L’armée russe a attaqué ce lundi de nombreuses villes, dont Kiev et Dnipro, avec plus de soixante-dix missiles, tuant au moins 11 personnes et détruisant de nombreuses infrastructures civiles, notamment électriques. Médecin ukrainienne installée à Ajaccio, le Dr Nataliya Khobta témoigne.
Il est 7h15 ce lundi matin, le Dr Nataliya Khobta, médecin à Ajaccio, est au téléphone avec son oncle de 72 ans resté à Dnipro en Ukraine. Deux explosions retentissent. "Ce n’est rien, ils bombardent". "Ils", ce sont les forces armées russes. A midi, Vladimir Poutine prend la parole à la télévision, et confirme que Moscou a lancé une campagne "massive" de bombardements en réplique à l’attaque (attribuée à Kiev par le Kremlin), qui a détruit une partie du Pont de Crimée. Inquiète, Nataliya sent bien que son oncle "comme beaucoup d'ukrainiens restés au pays" la préserve en "minimisant la gravité de la situation".
Les frappes sont violentes, le président ukrainien Volodimyr Zelenzky annonce "75 missiles, dont 41 abattus par nos défenses aériennes".
Les civils directement ciblés
Depuis Ajaccio, Nataliya Khobta appelle ses proches et compatriotes ukrainiens. L’une de ses amies, pédiatre à l’hôpital de Kiev, s’est réfugiée dans le sous-sol du bâtiment avec 40 enfants. Très vite, les médias ukrainiens font part d’un premier bilan de 11 morts et plus de 60 blessés. Scotchée devant sa télévision, Natalya assiste au "cauchemar d’un bilan qui s’alourdit à mesure que les corps sont retrouvés dans les décombres."
Ils n’ont pas réussi à nous briser ni en 3 jours ni en 6 mois, alors maintenant ils essayent de nous terroriser.
Nataliya Khobta
D’autres proches de la médecin, comme cette Ukrainienne réfugiée à Porto-Vecchio au début de la guerre avant de repartir à Dnipro, ne donnent pas signe de vie.
Au fil des minutes, la panique du matin se mue en colère "les bombardements ont ciblé des civils, c’est horrible. A Dnipro, les russes ont bombardé un bus à l’heure où les gens vont au travail. Ce ne sont pas les casernes qui ont été frappées, mais les immeubles d’habitations où vivent des familles innocente", s’émeut Natalyia.
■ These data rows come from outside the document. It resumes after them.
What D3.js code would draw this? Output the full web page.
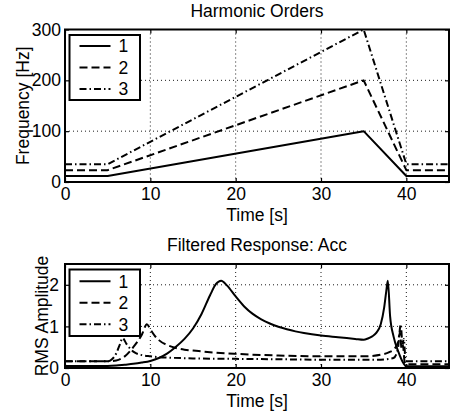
<!DOCTYPE html>
<html>
<head>
<meta charset="utf-8">
<script src="https://cdn.jsdelivr.net/npm/d3@7"></script>
<style>
  html, body { margin: 0; padding: 0; background: #fff; }
  svg { display: block; }
  text { font-family: "Liberation Sans", Arial, Helvetica, sans-serif; fill: #000; }
</style>
</head>
<body>
<svg id="chart" width="450" height="414"></svg>
<script>
// ---------- data ----------
const seriesNames = ["1", "2", "3"];

// Top panel: harmonic order frequencies
const orderTime = [0, 5, 35, 40, 45];
const order1Freq = [11.7, 11.7, 100, 11.7, 11.7];
const order2Freq = [23.3, 23.3, 200, 23.3, 23.3];
const order3Freq = [35, 35, 300, 35, 35];

// Bottom panel: filtered response RMS amplitude
const resp1Time = [0, 5, 6, 7, 8, 9, 10, 11, 12, 13, 14, 15, 16, 17, 17.7, 18.3, 19, 20, 21, 22, 23, 24, 25, 26, 27, 28, 30, 32, 34, 35, 35.5, 36, 36.5, 37, 37.4, 37.65, 37.83, 38.1, 38.5, 39.05, 39.65, 40, 45];
const resp1Amp  = [0.05, 0.05, 0.06, 0.08, 0.1, 0.13, 0.17, 0.24, 0.35, 0.51, 0.7, 0.95, 1.3, 1.75, 2.02, 2.1, 1.98, 1.72, 1.48, 1.3, 1.17, 1.07, 0.99, 0.93, 0.88, 0.84, 0.78, 0.74, 0.7, 0.68, 0.71, 0.76, 0.85, 1.05, 1.45, 1.85, 2.1, 1.24, 0.76, 0.4, 0.12, 0.04, 0.04];

const resp2Time = [0, 5, 6, 7, 8, 9, 9.6, 10, 10.5, 11, 12, 13, 14, 15, 17, 20, 25, 30, 35, 36, 37, 38, 38.6, 39.0, 39.25, 39.45, 39.6, 39.8, 40, 45];
const resp2Amp  = [0.16, 0.16, 0.18, 0.28, 0.5, 0.8, 1.05, 0.93, 0.78, 0.67, 0.55, 0.48, 0.44, 0.42, 0.38, 0.34, 0.3, 0.28, 0.28, 0.29, 0.32, 0.38, 0.46, 0.6, 0.85, 0.45, 0.55, 0.15, 0.09, 0.09];

const resp3Time = [0, 5, 5.5, 6, 6.4, 6.75, 7.2, 7.7, 8.2, 9, 10, 11, 12, 15, 20, 25, 30, 35, 37, 38, 38.5, 39.0, 39.35, 39.55, 39.7, 39.9, 40, 45];
const resp3Amp  = [0.16, 0.16, 0.21, 0.35, 0.55, 0.72, 0.58, 0.45, 0.37, 0.31, 0.28, 0.26, 0.25, 0.23, 0.22, 0.21, 0.2, 0.2, 0.2, 0.22, 0.24, 0.45, 1.05, 0.55, 0.7, 0.2, 0.16, 0.16];

const xTicks = [0, 10, 20, 30, 40];
const topYTicks = [0, 100, 200, 300];
const botYTicks = [0, 1, 2];

// ---------- drawing ----------
const svg = d3.select("#chart");
const FS = 17.5;
const dashes = [null, "8,4", "7,3,1.5,3"];

function zip(t, v) { return t.map((d, i) => [d, v[i]]); }

function panel(cfg) {
  const x = d3.scaleLinear().domain([0, 45]).range([cfg.left, cfg.right]);
  const y = d3.scaleLinear().domain(cfg.yDomain).range([cfg.bottom, cfg.top]);
  const g = svg.append("g");
  const clipId = "clip" + cfg.id;
  svg.append("defs").append("clipPath").attr("id", clipId)
    .append("rect").attr("x", cfg.left).attr("y", cfg.top)
    .attr("width", cfg.right - cfg.left).attr("height", cfg.bottom - cfg.top);

  // grid
  g.append("g").selectAll("line").data(xTicks.filter(d => d > 0)).join("line")
    .attr("x1", d => x(d)).attr("x2", d => x(d)).attr("y1", cfg.top).attr("y2", cfg.bottom)
    .attr("stroke", "#000").attr("stroke-width", 0.9).attr("stroke-dasharray", "1,3");
  g.append("g").selectAll("line").data(cfg.yTicks.filter(d => d > cfg.yDomain[0] && d < cfg.yDomain[1])).join("line")
    .attr("y1", d => y(d)).attr("y2", d => y(d)).attr("x1", cfg.left).attr("x2", cfg.right)
    .attr("stroke", "#000").attr("stroke-width", 0.9).attr("stroke-dasharray", "1,3");

  // axes (inward ticks)
  const ax = g.append("g").attr("transform", `translate(0,${cfg.bottom})`)
    .call(d3.axisBottom(x).tickValues(xTicks).tickSize(-4).tickPadding(cfg.xPad).tickFormat(d3.format("d")));
  const ay = g.append("g").attr("transform", `translate(${cfg.left},0)`)
    .call(d3.axisLeft(y).tickValues(cfg.yTicks).tickSize(-4).tickPadding(cfg.yPad).tickFormat(d3.format("d")));
  const axT = g.append("g").attr("transform", `translate(0,${cfg.top})`)
    .call(d3.axisTop(x).tickValues(xTicks).tickSize(-4).tickFormat(""));
  const ayR = g.append("g").attr("transform", `translate(${cfg.right},0)`)
    .call(d3.axisRight(y).tickValues(cfg.yTicks).tickSize(-4).tickFormat(""));
  [ax, ay, axT, ayR].forEach(a => {
    a.select(".domain").remove();
    a.selectAll(".tick line").attr("stroke", "#000").attr("stroke-width", 1.2);
    a.selectAll("text").attr("font-size", FS).attr("fill", "#000")
      .style("font-family", '"Liberation Sans", Arial, sans-serif');
  });

  // lines
  const line = d3.line().x(d => x(d[0])).y(d => y(d[1])).curve(cfg.curve);
  const lg = g.append("g").attr("clip-path", `url(#${clipId})`);
  cfg.series.forEach((s, i) => {
    lg.append("path").datum(s).attr("d", line)
      .attr("fill", "none").attr("stroke", "#000").attr("stroke-width", 2)
      .attr("stroke-dasharray", dashes[i]).attr("stroke-linejoin", "round");
  });

  // box
  g.append("rect").attr("x", cfg.left).attr("y", cfg.top)
    .attr("width", cfg.right - cfg.left).attr("height", cfg.bottom - cfg.top)
    .attr("fill", "none").attr("stroke", "#000").attr("stroke-width", 2);

  // title & labels
  g.append("text").attr("x", (cfg.left + cfg.right) / 2).attr("y", cfg.titleY)
    .attr("text-anchor", "middle").attr("font-size", FS).text(cfg.title);
  g.append("text").attr("x", (cfg.left + cfg.right) / 2).attr("y", cfg.xLabelY)
    .attr("text-anchor", "middle").attr("font-size", FS).text("Time [s]");
  g.append("text").attr("transform", `translate(${cfg.yLabelX},${(cfg.top + cfg.bottom) / 2}) rotate(-90)`)
    .attr("text-anchor", "middle").attr("font-size", FS).text(cfg.yLabel);

  // legend
  const L = cfg.legend;
  const leg = g.append("g");
  leg.append("rect").attr("x", L.x).attr("y", L.y).attr("width", L.w).attr("height", L.h)
    .attr("fill", "#fff").attr("stroke", "#000").attr("stroke-width", 2);
  seriesNames.forEach((n, i) => {
    const yy = L.y + L.h / 2 + (i - 1) * L.step;
    leg.append("line").attr("x1", L.x + 10).attr("x2", L.x + 41).attr("y1", yy).attr("y2", yy)
      .attr("stroke", "#000").attr("stroke-width", 2).attr("stroke-dasharray", dashes[i]);
    leg.append("text").attr("x", L.x + 49).attr("y", yy).attr("dy", "0.36em")
      .attr("font-size", FS).text(n);
  });
}

panel({
  id: "top", left: 65, right: 449, top: 29.5, bottom: 182,
  yDomain: [0, 300], yTicks: topYTicks, xPad: 6, yPad: 4,
  curve: d3.curveLinear,
  series: [zip(orderTime, order1Freq), zip(orderTime, order2Freq), zip(orderTime, order3Freq)],
  title: "Harmonic Orders", titleY: 17, xLabelY: 220.5, yLabel: "Frequency [Hz]", yLabelX: 28.5,
  legend: { x: 69.5, y: 35, w: 70.5, h: 65, step: 21.5 }
});

panel({
  id: "bot", left: 65, right: 449, top: 264, bottom: 368,
  yDomain: [0, 2.5], yTicks: botYTicks, xPad: 6, yPad: 6,
  curve: d3.curveMonotoneX,
  series: [zip(resp1Time, resp1Amp), zip(resp2Time, resp2Amp), zip(resp3Time, resp3Amp)],
  title: "Filtered Response: Acc", titleY: 251, xLabelY: 406.5, yLabel: "RMS Amplitude", yLabelX: 47.5,
  legend: { x: 69.5, y: 269.5, w: 70.5, h: 66.5, step: 21.5 }
});
</script>
</body>
</html>
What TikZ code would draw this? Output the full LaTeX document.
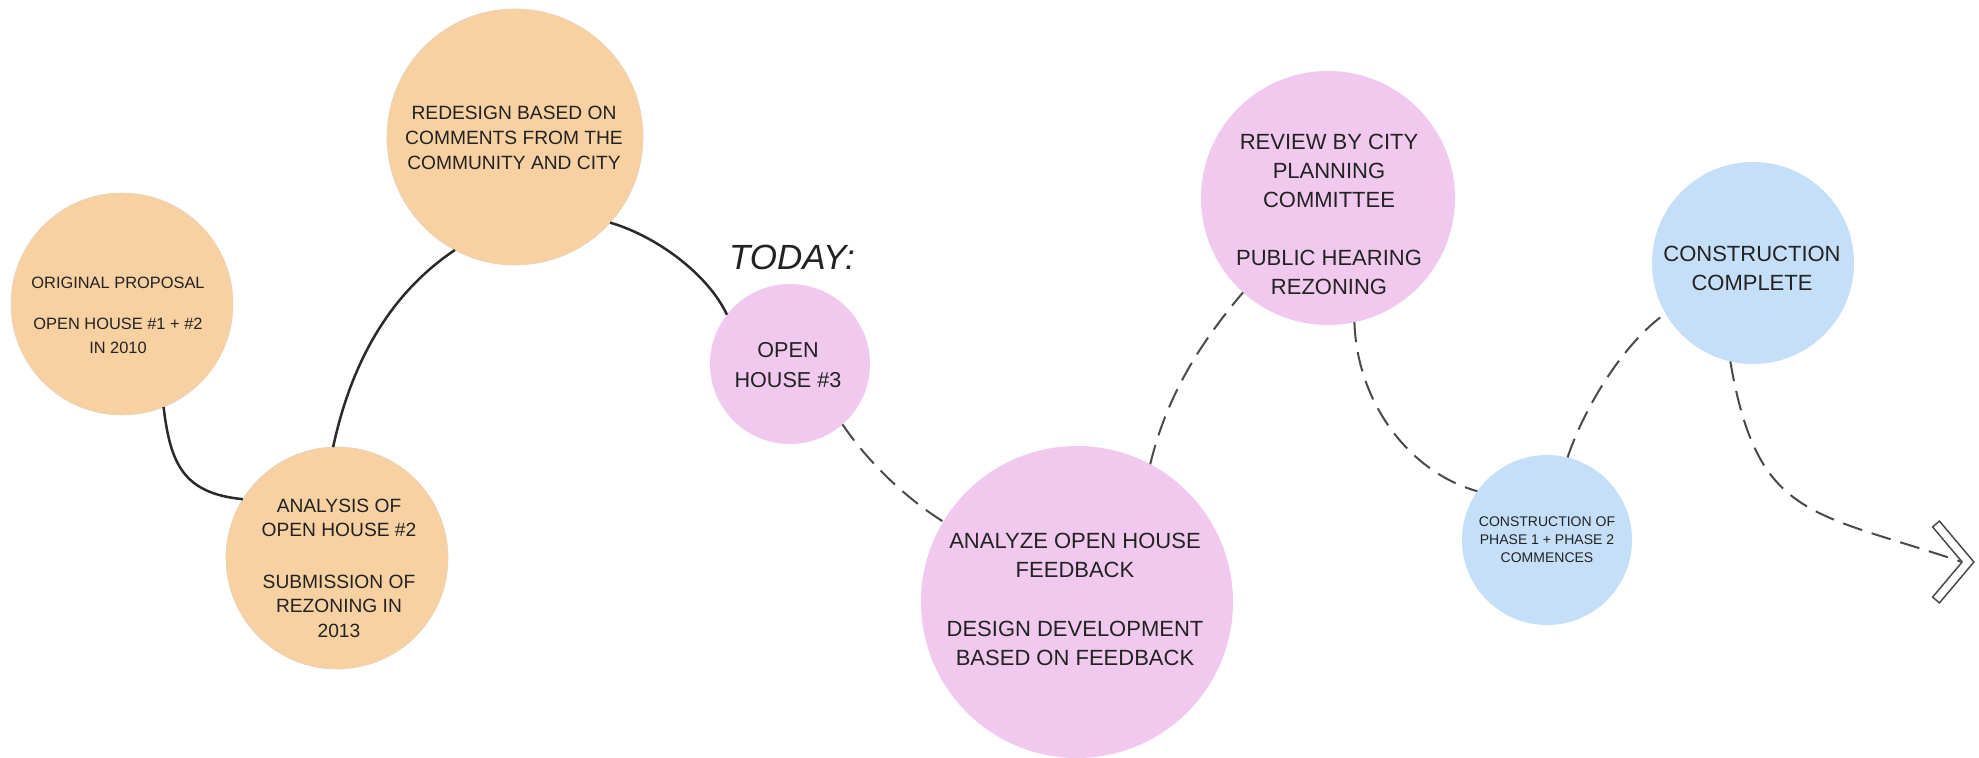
\documentclass[tikz,border=0pt]{standalone}
\usepackage{fontspec}
\setmainfont{Liberation Sans}
\definecolor{orng}{HTML}{F8D1A2}
\definecolor{pnk}{HTML}{F1C9EE}
\definecolor{blu}{HTML}{C5DFF8}
\definecolor{ink}{HTML}{222222}
\definecolor{linec}{HTML}{2A2A2A}
\definecolor{dashc}{HTML}{4A4A4A}
\begin{document}
\begin{tikzpicture}[x=0.5pt,y=-0.5pt,
  circ/.style={circle, inner sep=0pt, outer sep=0pt},
  txt/.style={align=center, inner sep=0pt, text=ink},
  solidcon/.style={draw=linec, line width=1.25pt},
  dashcon/.style={draw=dashc, line width=1pt, dash pattern=on 10pt off 5pt},
]
\useasboundingbox[fill=white] (0,0) rectangle (1979,758);

% circles
\node[circ, fill=orng, draw=orng!85!black!60, line width=0.3pt, minimum size=111pt] (c1) at (122,304) {};
\node[circ, fill=orng, draw=orng!85!black!60, line width=0.3pt, minimum size=111pt] (c2) at (337,558) {};
\node[circ, fill=orng, draw=orng!85!black!60, line width=0.3pt, minimum size=128pt] (c3) at (515,137) {};
\node[circ, fill=pnk, minimum size=80pt] (c4) at (790,364) {};
\node[circ, fill=pnk, minimum size=156pt] (c5) at (1077,602) {};
\node[circ, fill=pnk, minimum size=127pt] (c6) at (1328,198) {};
\node[circ, fill=blu, minimum size=101pt] (c7) at (1753,263) {};
\node[circ, fill=blu, minimum size=85pt] (c8) at (1547,540) {};

% texts
\node[txt, font=\fontsize{8.2}{12}\selectfont] (t1) at (118,315)
  {ORIGINAL PROPOSAL\\[8.5pt] OPEN HOUSE \#1 + \#2\\ IN 2010};
\node[txt, font=\fontsize{9.6}{12.2}\selectfont] (t2) at (339,568)
  {ANALYSIS OF\\ OPEN HOUSE \#2\\[13.7pt] SUBMISSION OF\\ REZONING IN\\ 2013};
\node[txt, font=\fontsize{9.6}{12.5}\selectfont] (t3) at (514,138)
  {REDESIGN BASED ON\\ COMMENTS FROM THE\\ COMMUNITY AND CITY};
\node[txt, font=\fontsize{10.8}{15}\selectfont] (t4) at (788,365)
  {OPEN\\ HOUSE \#3};
\node[txt, font=\fontsize{11}{14.5}\selectfont] (t5) at (1075,599)
  {ANALYZE OPEN HOUSE\\ FEEDBACK\\[15pt] DESIGN DEVELOPMENT\\ BASED ON FEEDBACK};
\node[txt, font=\fontsize{11}{14.5}\selectfont] (t6) at (1329,214)
  {REVIEW BY CITY\\ PLANNING\\ COMMITTEE\\[14.5pt] PUBLIC HEARING\\ REZONING};
\node[txt, font=\fontsize{11}{14.5}\selectfont] (t7) at (1752,268)
  {CONSTRUCTION\\ COMPLETE};
\node[txt, font=\fontsize{7}{9}\selectfont] (t8) at (1547,540)
  {CONSTRUCTION OF\\ PHASE 1 + PHASE 2\\ COMMENCES};
\node[txt, font=\fontsize{17.5}{20}\selectfont\itshape] (today) at (792,257) {TODAY:};

% connectors
\draw[solidcon] (c1.-68.4) .. controls (170.4,464.4) and (183.6,493.4) .. (c2.148.3);
\draw[solidcon] (c2.92) .. controls (353,354) and (395.5,289.7) .. (c3.242);
\draw[solidcon] (c3.-42.8) .. controls (656.3,236) and (708,274.2) .. (c4.142);
\draw[dashcon] (c4.-49) .. controls (868,462.4) and (907.2,499.2) .. (c5.149.4);
\draw[dashcon] (c5.62.3) .. controls (1166.8,395.1) and (1200.7,342.4) .. (c6.228.2);
\draw[dashcon] (c6.-78.7) .. controls (1357,403) and (1409.8,472.4) .. (c8.145.6);
\draw[dashcon] (c8.76) .. controls (1584,407.8) and (1623.5,343) .. (c7.210);
\coordinate (tipin) at (1962,562);
\draw[dashcon] (c7.-103) .. controls (1757.5,519) and (1810,510.8) .. (tipin);

% end chevron
\draw[draw=dashc, line width=0.75pt, fill=white, line join=miter]
  (1939.4,521.1) -- (1973.9,562) -- (1939.4,602.9) -- (1932.6,597.1)
  -- (1962.1,562) -- (1932.6,526.9) -- cycle;
\end{tikzpicture}
\end{document}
Pour elle, Moscou a changé d’objectif dans la guerre menée en Ukraine : "Ils n’ont pas réussi à nous briser ni en 3 jours ni en 6 mois, alors maintenant ils essayent de nous terroriser. De détruire aveuglément pour toucher le moral de la population."
Faire preuve de résilience
Le médecin, arrivée en Corse en 2009, s’inquiète des discours entendus à la télévision russe "encore plus cruels que ceux de Poutine" mais reste persuadée que tous les russes ne sont pas en accord avec les actions du Kremlin "Certains russes nous aident en restant discrets pour protéger leurs familles restées en Russie. Ils ne disent rien publiquement, mais résistent à leur manière." Celle qui est à l’origine de quatre convois humanitaires déjà envoyés en Ukraine note des changements inquiétants dans le matériel médical demandé par ses confrères ukrainiens "On nous demande des produits d’urgence, pour faire de la médecine de guerre. On sent que la situation devient de plus en plus terrible".
Le prochain convoi doit rejoindre l’Ukraine le 24 octobre prochain, son mari a prévu de faire le voyage "Je me demande si je dois le laisser partir, je veux que mon fils soit fier de ses parents mais je commence à avoir peur, on ne sait pas comment ça va se terminer."
Les Ukrainiens contactés par Nataliya font eux "preuve de résilience", et se montrent "combattifs pour faire face aux attaques immondes" de Moscou, assure-t-elle.
Le médecin attend désormais des nouvelles de ses proches, muets depuis ce matin. Elle formule un vœu à destination des gouvernements occidentaux : "Il faut aller plus loin que les discours de condamnation et passer aux actes forts pour sauver l’Ukraine."